You seriously cannot waste this space
Unfortunately, many solo businesses I’ve seen waste their Home page.
They’ll greet you with “Welcome to our website” as the opening headline, then fill the space with a slideshow of photos.
Worse still, the company may start talking about themselves and how great their products are, completely forgetting that a website is not a sales presentation.
And before you know it, your web visitor’s 15 seconds are up and they’re gone.
Not just a sales assistant
To best illustrate what Above the Fold looks like, I’m going to take you through the Home pages of four websites run by online solopreneurs who work in the events-related field. Together, you’ll see just how important not wasting your Home page is.
I’ll be assessing each website on four criteria:
- If their opening headline connects with the reader
- What the Home page does to capture leads
- If the Home page motivates you to explore the site
- If the website is visitor-centred
I’ll be scoring each site out of four points, based on how successful their Above the Fold is.
# # #
Allaboutcool.com helps families stay cool outside, by providing them with info on kit such as fans and air conditioners.
Problem is, the website fails to say any of this in their opening headline and you’re left to guess from the photos in the sidebar.
A stronger headline like “Outdoor Cooling Systems – Help Your Family Feel Comfortable in the Heat” would’ve cleared up any questions right away.
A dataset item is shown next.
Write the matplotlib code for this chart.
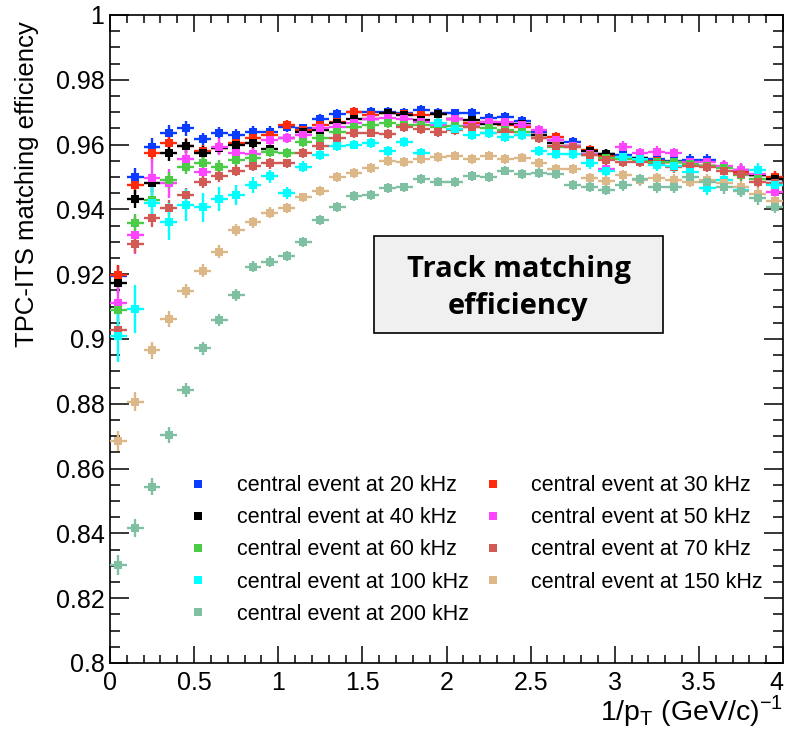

Should the reader want to explore more, the website gives you the option of Google search or scrolling below the fold. Unfortunately, the photos in the sidebar are not clickable and they are not captioned either. There is also no About page or mailing list sign-up box.
Above the Fold Success: 2 out of 4.
# # #
Looks sleek, right?
Aurora Multimedia provides audio visual equipment, for clients such as event spaces and schools.
But given the technical language of the main headline – what is projection mapping? – I’d say it’s more for clients who are already familiar with the technology.
Even the photos are a fail because they’re stock photos. The photos also rotate in a slideshow that moves too fast.
The Home page copy also talks in the “we” – we do this, we do that. This is what I call a “talking at the customer” approach. I know Aurora to be a solo operation, so the “we” approach is not very personal.
Other than links to deeper pages further down, there’s nothing else to do on the Home page. No blog to go and read, no mailing list to join. There’s a sense of no one being home with this website.
Above the Fold Success: 1 out of 4.
# # #
This company has decided to use their Home page as a book cover to the main site.
To enter the actual site, you need to click “Enter site.”
The problem with this Home page is the assumption that their main headline, “total travel management solutions”, is enticing enough to persuade visitors to visit inside.
A different opening headline might’ve done a better job, e.g. “Providing stressed out corporate clients with high quality travel planning.” That way, you’d immediately know who it was for and what the company did.
First impressions count on any website. And this company unfortunately gives the impression of being very self-important.
The page also runs on Flash. If you don’t have Flash, you can’t open the website.
Once you do enter the site, you can see from the sidebar what this company does, e.g. Meetings, conferences, corporate golf.
But there’s no reason why they couldn’t have said all that on the Home page.
Above the Fold Success: 0 out of 4.
# # #
I Love Delray Beach
This website is clearly all about Delray Beach and why your family should take their next vacation there.
The header photos, main photo, and web template colors all work together to evoke beach, blue skies and happy times.
And straight away, you can dive into the site, by signing up to their newsletter; browsing their social media buttons; or using the site’s Google search. The left sidebar lists the main pages you can start browsing.
Above the Fold Success: 4 out of 4.
# # #
When your website has 5 seconds to capture the attention of passing web visitors, it hasn’t got time to be silly, self-important, or clueless.
And your Home page needs to carry the load. It’s not just the sales assistant for your site, it’s also your ambassador. It will make or break your web presence.
If your Home page does feel a bit on the unsure side, make sure it hits the four criteria outlined above. Just helping visitors understand where they are can make all the difference.